Though Pham spends some time wondering if there could have been more in Ma’s novel on the immigrant experience. (As Ayan notes, she identifies more with the generational emphasis than with Candace’s experience as the child of Chinese immigrants.) Other reviewers seem to have identified more than Pham did with the second-generation immigrant theme, and specifically with the connections drawn between Asian American experience and the burdens of cultural identity and work ethic:
Alex Simms, aka whatpageareyouon, referred to the “internal apocalypses” of Asian American identity.
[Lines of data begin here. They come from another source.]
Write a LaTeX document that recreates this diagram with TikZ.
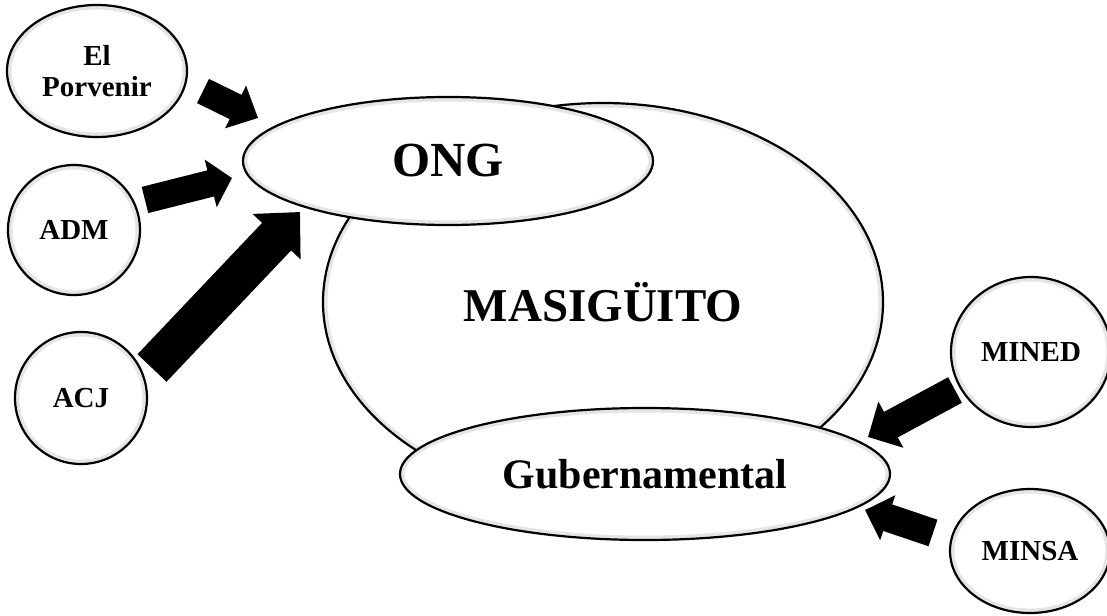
\documentclass[tikz,border=0pt]{standalone}
\usepackage{fontspec}
\setmainfont{Liberation Serif}
\usetikzlibrary{shapes.geometric,arrows.meta}
\tikzset{
  ell/.style={ellipse, draw=black, line width=2.2pt, fill=white, inner sep=0pt, align=center},
  blockarrow/.style n args={3}{draw=black, line width=#1pt, -{Triangle[width=#2pt, length=#3pt]}},
}
\newcommand\elnode[7]{%
  \node[ell, minimum width=#4pt, minimum height=#5pt,
    font=\fontsize{#6pt}{31pt}\selectfont\bfseries,
    path picture={\draw[black!10, line width=7pt] (path picture bounding box.center) ellipse [x radius={#4/2-1}, y radius={#5/2-1}];}]
    (#1) at (#2,#3) {#7};}
\begin{document}
\begin{tikzpicture}[x=1pt,y=-1pt]
\useasboundingbox (0,0) rectangle (1107,615);
% main ellipse
\elnode{mas}{603}{302}{560}{398}{47}{MASIGÜITO}
\elnode{ong}{448}{161}{410}{128}{49}{ONG}
\elnode{gub}{645}{474}{490}{132}{42}{Gubernamental}
\elnode{por}{97}{71}{180}{132}{29}{El\\Porvenir}
\elnode{adm}{74}{230}{132}{130}{29}{ADM}
\elnode{acj}{81}{398}{132}{132}{29}{ACJ}
\elnode{mined}{1031}{352}{160}{150}{29}{MINED}
\elnode{minsa}{1030}{551}{160}{124}{29}{MINSA}
% arrows
\coordinate (a1s) at (203,91);  \coordinate (a1e) at (258,118);
\coordinate (a2s) at (145,200); \coordinate (a2e) at (232,178);
\coordinate (a3s) at (152,368); \coordinate (a3e) at (300,212);
\coordinate (a4s) at (955,390); \coordinate (a4e) at (868,437);
\coordinate (a5s) at (933,533); \coordinate (a5e) at (865,510);
\draw[blockarrow={27}{46}{25}] (a1s) -- (a1e);
\draw[blockarrow={27}{48}{22}] (a2s) -- (a2e);
\draw[blockarrow={40}{64}{34}] (a3s) -- (a3e);
\draw[blockarrow={29}{51}{26}] (a4s) -- (a4e);
\draw[blockarrow={28}{46}{24}] (a5s) -- (a5e);
\end{tikzpicture}
\end{document}
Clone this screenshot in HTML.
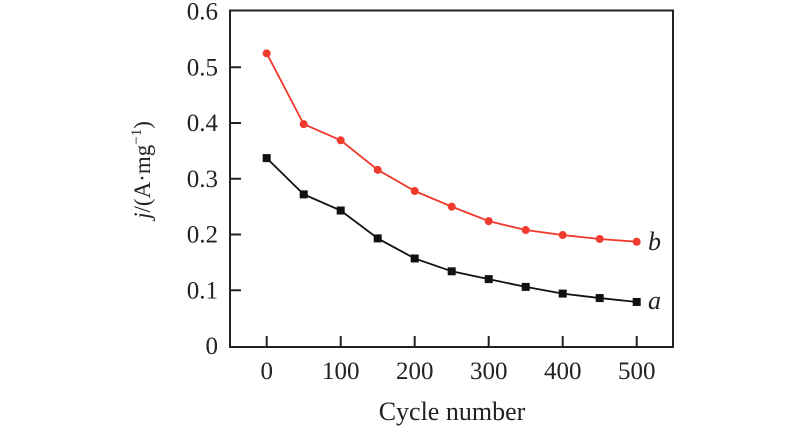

Centering this aspect of the novel accords with Smrithi’s sense that the novel’s “immigrant story” is “one of the most important reasons why one should read this book.” (Odmaa and Ryoji agreed. For Ryoji, Candace’s father’s story epitomizes the ways in which “working and its repetitive routines” are pathways to assimilation and “the only ways to suppress their alienation and loneliness.) Harper points to another reviewer, ClaireReadsBooks, who coins the term “cultural severance” to talk about the impact of assimilation on a second-generation immigrant like Candace.
As Harper notes, Claire prefers the flashback sequences because “they depicted anxieties of the modern world so well.” I wasn’t sure how conscious Claire was that she describes her summer as “fevered” or that she pined for a return to routines and rituals with the fall. Hmm…
Finally, noting the similarity between book vlogging and the kinds of assignments I’ve given you so far, Yaman noticed that the review by Wuthering Reader Reviews blends summary with original analysis, centering on the book’s coming-of-age story.
(The idea of adolescence — or young adulthood — as a contagious disorder is a these explored in a book no longer included on the syllabus: the graphic novel Black Hole, which I highly recommend.) The most relatable aspect of this review of Severance, however, at least to Yaman? That would be the reviewer’s “really relatable” confusion at times. Perhaps this suggests that even the best reviewer of a zombie novel is only, er, human, in the end.